Wed Sep 28th, 2011 at 08:42:38 PM EST
Yesterday was the 70th anniversary of the National Liberation Front (Ethniko Apeleftherotiko Metopo - EAM) in Nazi-occupied Greece. In other circumstances it would pass barely noticed, with speeches from surviving war heroes, a brief spotlight on history, the bravery of the war generation, perhaps at the German Occupation and its aftermath in the Civil War. A festival, a memorial service by various parties on the left. Something like that.
As history is sending us into most troubled waters again however, it seems to acquire a deeper significance this year. A call to arms in a sense. A different kind of "arms" than at the time of course, and a call to return to the original sin of post-war Greece, the post-war political triumph of nazi collaborators.
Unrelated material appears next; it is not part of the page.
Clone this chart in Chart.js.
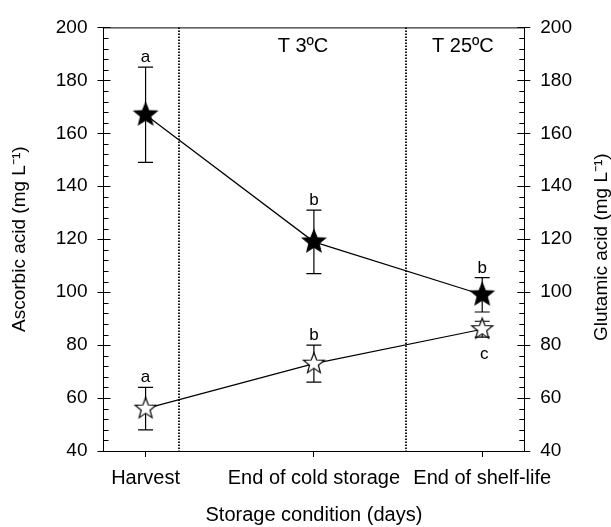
<!DOCTYPE html>
<html>
<head>
<meta charset="utf-8">
<script src="https://cdn.jsdelivr.net/npm/chart.js@4"></script>
<style>
  html, body { margin: 0; padding: 0; background: #fff; }
  #wrap { width: 611px; height: 527px; }
</style>
</head>
<body>
<div id="wrap"><canvas id="myChart"></canvas></div>
<script>
// values
const categories = ['Harvest', 'End of cold storage', 'End of shelf-life'];
const ascorbic = [167, 119, 99];
const ascorbicErr = [18, 12, 6.5];
const ascorbicLetters = ['a', 'b', 'b'];
const glutamic = [56, 73, 86];
const glutamicErr = [8, 7, 3];
const glutamicLetters = ['a', 'b', 'c'];
const dividers = [0.2, 1.55];
const periods = ['T 3ºC', 'T 25ºC'];
const periodX = [0.935, 1.885];
const yTicks = [40, 60, 80, 100, 120, 140, 160, 180, 200];

const FONT = 'Liberation Sans, Arial, sans-serif';

function makeStar(R, ratio, fill) {
    const c = document.createElement('canvas');
    const s = 2 * Math.ceil(R) + 4;
    c.width = s; c.height = s;
    const g = c.getContext('2d');
    g.translate(s / 2, s / 2);
    g.beginPath();
    for (let i = 0; i < 10; i++) {
        const rad = i % 2 === 0 ? R : R * ratio;
        const a = -Math.PI / 2 + i * Math.PI / 5;
        g.lineTo(rad * Math.cos(a), rad * Math.sin(a));
    }
    g.closePath();
    g.fillStyle = fill;
    g.fill();
    g.lineWidth = 1.2;
    g.strokeStyle = '#000';
    g.stroke();
    return c;
}

const filledStar = makeStar(12, 0.44, '#000');
const openStar = makeStar(11, 0.42, '#fff');

// error bars under the stars
const errorBars = {
    id: 'errorBars',
    beforeDatasetsDraw(chart) {
        const ctx = chart.ctx;
        const x = chart.scales.x, y = chart.scales.y;
        ctx.save();
        ctx.strokeStyle = '#000';
        ctx.lineWidth = 1.2;
        [[ascorbic, ascorbicErr], [glutamic, glutamicErr]].forEach(([vals, errs]) => {
            vals.forEach((v, i) => {
                const px = x.getPixelForValue(i);
                const top = y.getPixelForValue(v + errs[i]);
                const bot = y.getPixelForValue(v - errs[i]);
                ctx.beginPath();
                ctx.moveTo(px, top); ctx.lineTo(px, bot);
                ctx.moveTo(px - 7.5, top); ctx.lineTo(px + 7.5, top);
                ctx.moveTo(px - 7.5, bot); ctx.lineTo(px + 7.5, bot);
                ctx.stroke();
            });
        });
        ctx.restore();
    }
};

// frame, inward ticks, dotted dividers, texts
const decorations = {
    id: 'decorations',
    afterDraw(chart) {
        const ctx = chart.ctx;
        const a = chart.chartArea;
        const x = chart.scales.x, y = chart.scales.y;
        ctx.save();
        ctx.strokeStyle = '#000';
        ctx.lineWidth = 1;
        ctx.beginPath();
        ctx.moveTo(a.left, a.top + 0.5); ctx.lineTo(a.right, a.top + 0.5);
        for (let v = 40; v <= 200; v += 4) {
            const py = Math.round(y.getPixelForValue(v)) + 0.5;
            if (v % 20 === 0) {
                ctx.moveTo(a.left - 6, py); ctx.lineTo(a.left + 7, py);
                ctx.moveTo(a.right - 7, py); ctx.lineTo(a.right + 6, py);
            } else {
                ctx.moveTo(a.left, py); ctx.lineTo(a.left + 5, py);
                ctx.moveTo(a.right - 5, py); ctx.lineTo(a.right, py);
            }
        }
        ctx.stroke();

        ctx.setLineDash([1.5, 1.5]);
        ctx.lineWidth = 1.8;
        dividers.forEach(d => {
            const px = Math.round(x.getPixelForValue(d));
            ctx.beginPath();
            ctx.moveTo(px, a.top); ctx.lineTo(px, a.bottom);
            ctx.stroke();
        });
        ctx.setLineDash([]);

        ctx.fillStyle = '#000';
        ctx.textAlign = 'center';
        ctx.textBaseline = 'alphabetic';
        ctx.font = '20px ' + FONT;
        periods.forEach((t, i) => {
            ctx.fillText(t, x.getPixelForValue(periodX[i]), y.getPixelForValue(190.6));
        });

        ctx.font = '17px ' + FONT;
        ascorbicLetters.forEach((t, i) => {
            ctx.fillText(t, x.getPixelForValue(i), y.getPixelForValue(ascorbic[i] + ascorbicErr[i]) - 5);
        });
        glutamicLetters.forEach((t, i) => {
            if (i === 2) {
                ctx.textBaseline = 'top';
                ctx.fillText(t, x.getPixelForValue(i) + 2, y.getPixelForValue(glutamic[i] - glutamicErr[i]) + 9);
                ctx.textBaseline = 'alphabetic';
            } else {
                ctx.fillText(t, x.getPixelForValue(i), y.getPixelForValue(glutamic[i] + glutamicErr[i]) - 5);
            }
        });

        // right axis title, reading upwards like the left one
        ctx.font = '19px ' + FONT;
        ctx.textBaseline = 'middle';
        ctx.translate(602, (a.top + a.bottom) / 2 + 8);
        ctx.rotate(-Math.PI / 2);
        ctx.fillText('Glutamic acid (mg L⁻¹)', 0, 0);
        ctx.restore();
    }
};

Chart.defaults.font.family = FONT;
Chart.defaults.color = '#000';

new Chart(document.getElementById('myChart'), {
    type: 'line',
    data: {
        datasets: [{
            label: 'Ascorbic acid',
            data: ascorbic.map((v, i) => ({ x: i, y: v })),
            yAxisID: 'y',
            borderColor: '#000',
            borderWidth: 1.2,
            pointStyle: filledStar,
            tension: 0
        }, {
            label: 'Glutamic acid',
            data: glutamic.map((v, i) => ({ x: i, y: v })),
            yAxisID: 'y2',
            borderColor: '#000',
            borderWidth: 1.2,
            pointStyle: openStar,
            tension: 0
        }]
    },
    options: {
        responsive: true,
        maintainAspectRatio: false,
        animation: false,
        layout: { padding: { left: 8, right: 23, top: 22, bottom: 0 } },
        plugins: {
            legend: { display: false },
            tooltip: { enabled: false }
        },
        scales: {
            x: {
                type: 'linear',
                min: -0.25,
                max: 2.25,
                afterBuildTicks: axis => { axis.ticks = categories.map((c, i) => ({ value: i })); },
                ticks: {
                    callback: v => categories[v],
                    font: { size: 20 },
                    padding: 9,
                    maxRotation: 0,
                    autoSkip: false
                },
                grid: { drawOnChartArea: false, color: '#000', tickLength: 6 },
                border: { color: '#000' },
                title: {
                    display: true,
                    text: 'Storage condition (days)',
                    font: { size: 20 },
                    padding: { top: 4, bottom: 0 }
                }
            },
            y: {
                position: 'left',
                min: 40,
                max: 200,
                afterBuildTicks: axis => { axis.ticks = yTicks.map(v => ({ value: v })); },
                ticks: { font: { size: 19 }, padding: 16 },
                grid: { display: false, drawTicks: false },
                border: { color: '#000' },
                title: {
                    display: true,
                    text: 'Ascorbic acid (mg L⁻¹)',
                    font: { size: 19 },
                    padding: { top: 0, bottom: 9 }
                }
            },
            y2: {
                position: 'right',
                min: 40,
                max: 200,
                afterBuildTicks: axis => { axis.ticks = yTicks.map(v => ({ value: v })); },
                ticks: { font: { size: 19 }, padding: 16 },
                grid: { display: false, drawTicks: false },
                border: { color: '#000' }
            }
        }
    },
    plugins: [errorBars, decorations]
});
</script>
</body>
</html>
Thus I take the opportunity to present to Eurotrib a two part BBC documentary on the Greek Civil War, that was aired only once in the 1980s and then vetoed by the British diplomatic service as "unfair" to post-war British efforts in Greece. This was something I meant to do for a while now since I have kept in mind DoDo's request for an extended diary on the subject something I now know I'll never have time to pen, so I think the two videos will do nicely as a useful and pretty much, accurate version of the events of the time... In a sense, the Greek Resistance and the Greek Civil War are still present in political discourse, disguised yet potent and still color the lexicon of modern debate. As the Germans left, I note, George Papandreou Sr, the current PM's grandfather, came into the national spotlight as a major political presence.
Since the economic woes of modern Greece are the order of the day, I would like to present you with a few paragraphs on the post-war Greek ruling class, taken from Gabriel Kolko's magnificent Century of War:
It was not only an increasingly concerted policy of repression that was to push Greece to civil war. The economic situation also radicalized countless numbers of people throughout the nation, and to them only a totally new regime seemed a solution to the monumental corruption and venality that persisted unabated after the war ended. The Greek ruling class was surely among the most exploitive and reckless in the world, and foreigners repeatedly wrote about the immense contrast between the life-style of the Athens elite and that of the vast majority of the nation. Supplies sent by the United Nations Relief and Rehabilitation Administration (UNRRA) and others to relieve serious malnutrition and hunger largely entered the black market and enriched corrupt politicians and businessmen linked to them. No effort was made to hide the practice, and scarcely any to conceal its beneficiaries. The British government openly criticized such evils, regarding its aid as useless in this context--and quickly resolved to transfer the bill to Washington, which in turn had no illusions whatsoever about living conditions in Greece or the probity of its future clients.
A handful of speculators ruthlessly manipulated the distribution system at the war's end, producing rampant inflation, and both agricultural and industrial output in 1945 were about a third of prewar levels--reaching 85 and 70 percent, respectively, by the end of 1947. But rising output did not basically alter the economic crisis for the remainder of the decade because of tax avoidance among the rich, their collusion with the political leaders to monopolize imports for their mutual advantage, and gold speculation. More private gold flowed out of Greece by the end of 1946 than the value of all the aid it received from UNRRA. In 1947 the Greek standard of living was the lowest in Europe, well below prewar norms, and urban workers remained close to a subsistence level or below it into the 1950s, partially because of government policies and also because of the huge refugee problem -- which I detail later. Rural Greece, by contrast, was better able to adapt to economic difficulties than the urban sector. Given the spiraling inflation that speculators sustained long after actual production ceased to justify scarcity prices, labor troubles were common. All of these trends con¬firmed that the existing order was failing gravely and that the Left would reemerge in one form or another to replace it if parliamentary processes were permitted to operate.
But a clientelist and especially immoral ruling class prepared to risk its future by bleeding the masses economically is rarely prepared to observe parliamentary niceties... the KKE's (Communist Party) leadership and most of its members during the war itself emphasized the pursuit of a political route to power based principally on the urban world in which they dwelled, and given the economic realities in cities, such a strategy could be convincingly justified so long as repression did not become overwhelming -- which was precisely what began to occur after 1945. Whatever Zachariadis's other faults, which proved decisive, his urban fixation cannot be dismissed as having initially been purely capricious.